-------- COLLECTED MATERIAL

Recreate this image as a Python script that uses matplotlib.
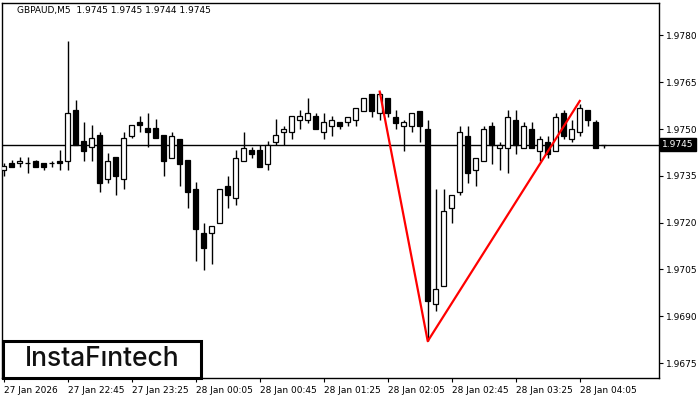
import numpy as np
import matplotlib
matplotlib.use("Agg")
import matplotlib.pyplot as plt
from matplotlib.patches import Rectangle

# GBPAUD M5 candles, bar 0 = 27 Jan 22:05
opens = [1.97370, 1.97390, 1.97390, 1.97390, 1.97399, 1.97390, 1.97390, 1.97399, 1.97399, 1.97561,
         1.97461, 1.97441, 1.97480, 1.97340, 1.97410, 1.97340, 1.97479, 1.97522, 1.97502, 1.97502,
         1.97480, 1.97408, 1.97469, 1.97400, 1.97309, 1.97168, 1.97166, 1.97200, 1.97318, 1.97280,
         1.97399, 1.97432, 1.97432, 1.97389, 1.97460, 1.97489, 1.97489, 1.97530, 1.97530, 1.97541,
         1.97489, 1.97511, 1.97521, 1.97521, 1.97530, 1.97559, 1.97611, 1.97550, 1.97601, 1.97540,
         1.97511, 1.97511, 1.97559, 1.97501, 1.96940, 1.96997, 1.97248, 1.97298, 1.97479, 1.97370,
         1.97399, 1.97511, 1.97440, 1.97440, 1.97530, 1.97440, 1.97501, 1.97431, 1.97460, 1.97431,
         1.97550, 1.97468, 1.97489, 1.97560, 1.97521, 1.97450]
highs = [1.97390, 1.97400, 1.97409, 1.97409, 1.97400, 1.97390, 1.97399, 1.97432, 1.97782, 1.97593,
         1.97522, 1.97512, 1.97490, 1.97423, 1.97410, 1.97490, 1.97512, 1.97541, 1.97551, 1.97532,
         1.97480, 1.97489, 1.97469, 1.97400, 1.97329, 1.97200, 1.97190, 1.97309, 1.97350, 1.97432,
         1.97489, 1.97441, 1.97450, 1.97461, 1.97531, 1.97511, 1.97541, 1.97560, 1.97601, 1.97550,
         1.97550, 1.97541, 1.97521, 1.97540, 1.97569, 1.97601, 1.97611, 1.97620, 1.97601, 1.97560,
         1.97530, 1.97550, 1.97559, 1.97530, 1.97309, 1.97309, 1.97290, 1.97511, 1.97511, 1.97408,
         1.97511, 1.97521, 1.97460, 1.97560, 1.97560, 1.97521, 1.97521, 1.97479, 1.97479, 1.97550,
         1.97560, 1.97530, 1.97579, 1.97560, 1.97530, 1.97450]
lows = [1.97350, 1.97379, 1.97379, 1.97360, 1.97379, 1.97370, 1.97379, 1.97370, 1.97370, 1.97450,
        1.97399, 1.97399, 1.97299, 1.97327, 1.97289, 1.97308, 1.97470, 1.97490, 1.97441, 1.97470,
        1.97350, 1.97408, 1.97317, 1.97247, 1.97077, 1.97048, 1.97067, 1.97200, 1.97247, 1.97256,
        1.97399, 1.97408, 1.97378, 1.97369, 1.97450, 1.97450, 1.97468, 1.97500, 1.97520, 1.97500,
        1.97468, 1.97479, 1.97500, 1.97510, 1.97510, 1.97559, 1.97539, 1.97530, 1.97539, 1.97500,
        1.97430, 1.97489, 1.97459, 1.96820, 1.96916, 1.96997, 1.97199, 1.97288, 1.97327, 1.97317,
        1.97399, 1.97388, 1.97369, 1.97359, 1.97420, 1.97440, 1.97440, 1.97399, 1.97408, 1.97431,
        1.97468, 1.97459, 1.97479, 1.97510, 1.97440, 1.97440]
closes = [1.97381, 1.97379, 1.97399, 1.97390, 1.97379, 1.97379, 1.97390, 1.97390, 1.97550, 1.97450,
          1.97430, 1.97470, 1.97327, 1.97399, 1.97350, 1.97470, 1.97512, 1.97512, 1.97490, 1.97470,
          1.97399, 1.97478, 1.97388, 1.97298, 1.97179, 1.97118, 1.97190, 1.97309, 1.97288, 1.97408,
          1.97440, 1.97420, 1.97378, 1.97450, 1.97480, 1.97501, 1.97541, 1.97541, 1.97550, 1.97500,
          1.97521, 1.97530, 1.97511, 1.97540, 1.97569, 1.97601, 1.97559, 1.97611, 1.97550, 1.97520,
          1.97521, 1.97550, 1.97510, 1.96948, 1.96987, 1.97238, 1.97290, 1.97489, 1.97359, 1.97408,
          1.97501, 1.97450, 1.97449, 1.97540, 1.97450, 1.97511, 1.97440, 1.97469, 1.97421, 1.97540,
          1.97479, 1.97501, 1.97569, 1.97530, 1.97440, 1.97450]

# pattern line (bar index, price)
pattern_bars = [47, 53, 72]
pattern_prices = [1.97620, 1.96820, 1.97590]

last_price = 1.9745
yticks = [1.9675, 1.9690, 1.9705, 1.9720, 1.9735, 1.9750, 1.9765, 1.9780]
xtick_bars = [0, 8, 16, 24, 32, 40, 48, 56, 64, 72]
xtick_labels = ["27 Jan 2026", "27 Jan 22:45", "27 Jan 23:25", "28 Jan 00:05", "28 Jan 00:45",
                "28 Jan 01:25", "28 Jan 02:05", "28 Jan 02:45", "28 Jan 03:25", "28 Jan 04:05"]
title = "GBPAUD,M5  1.9745 1.9745 1.9744 1.9745"

fig = plt.figure(figsize=(7, 4), dpi=100)
ax = fig.add_axes([2 / 700, 22 / 400, 657 / 700, 375 / 400])

o = np.array(opens)
h = np.array(highs)
l = np.array(lows)
c = np.array(closes)
x = np.arange(len(o))

ax.vlines(x, l, h, color="black", linewidth=1, zorder=2)
bull = c >= o
bottom = np.minimum(o, c)
height = np.abs(c - o)
ax.bar(x[bull], height[bull], bottom=bottom[bull], width=0.6, color="white",
       edgecolor="black", linewidth=0.9, zorder=3)
ax.bar(x[~bull], height[~bull], bottom=bottom[~bull], width=0.6, color="black",
       edgecolor="black", linewidth=0.9, zorder=3)

ax.axhline(last_price, color="black", linewidth=1, zorder=1)
ax.plot(pattern_bars, pattern_prices, color="red", linewidth=1.6, zorder=4)

ax.set_xlim(-0.2, 81.9)
ax.set_ylim(1.96702, 1.97904)

ax.yaxis.tick_right()
ax.set_yticks(yticks)
ax.set_yticklabels([f"{v:.4f}" for v in yticks])
ax.set_xticks(xtick_bars)
ax.set_xticklabels(xtick_labels, ha="left")
ax.tick_params(axis="both", labelsize=6.5, length=3, width=0.8, pad=2, colors="black")
ax.tick_params(axis="x", pad=3)
for sp in ax.spines.values():
    sp.set_linewidth(1)

ax.text(1.005, (last_price - 1.96702) / (1.97904 - 1.96702), f"{last_price:.4f}",
        transform=ax.transAxes, fontsize=6.5, color="white", va="center", ha="left",
        bbox=dict(boxstyle="square,pad=0.2", facecolor="black", edgecolor="black"))

ax.text(15 / 657, 1 - 8 / 375, title, transform=ax.transAxes, fontsize=6.5,
        va="center", ha="left")

# logo box
fig.patches.append(Rectangle((3 / 700, 22 / 400), 198 / 700, 37 / 400, transform=fig.transFigure,
                             facecolor="white", edgecolor="black", linewidth=2.2, zorder=10))
fig.text(102 / 700, 41 / 400, "InstaF\u0131ntech", fontsize=19, family=["Inter", "DejaVu Sans"],
         weight="medium", ha="center", va="center", color="#111111", zorder=11)

fig.savefig("out.png", dpi=100)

----------------

WHAT TO DO: Pictures are excluded; extract exactly the lines from the start of the data through the line that holds "from matplotlib.patches import Rectangle", both ends included.

FULL SOLUTION:
Recreate this image as a Python script that uses matplotlib.
import numpy as np
import matplotlib
matplotlib.use("Agg")
import matplotlib.pyplot as plt
from matplotlib.patches import Rectangle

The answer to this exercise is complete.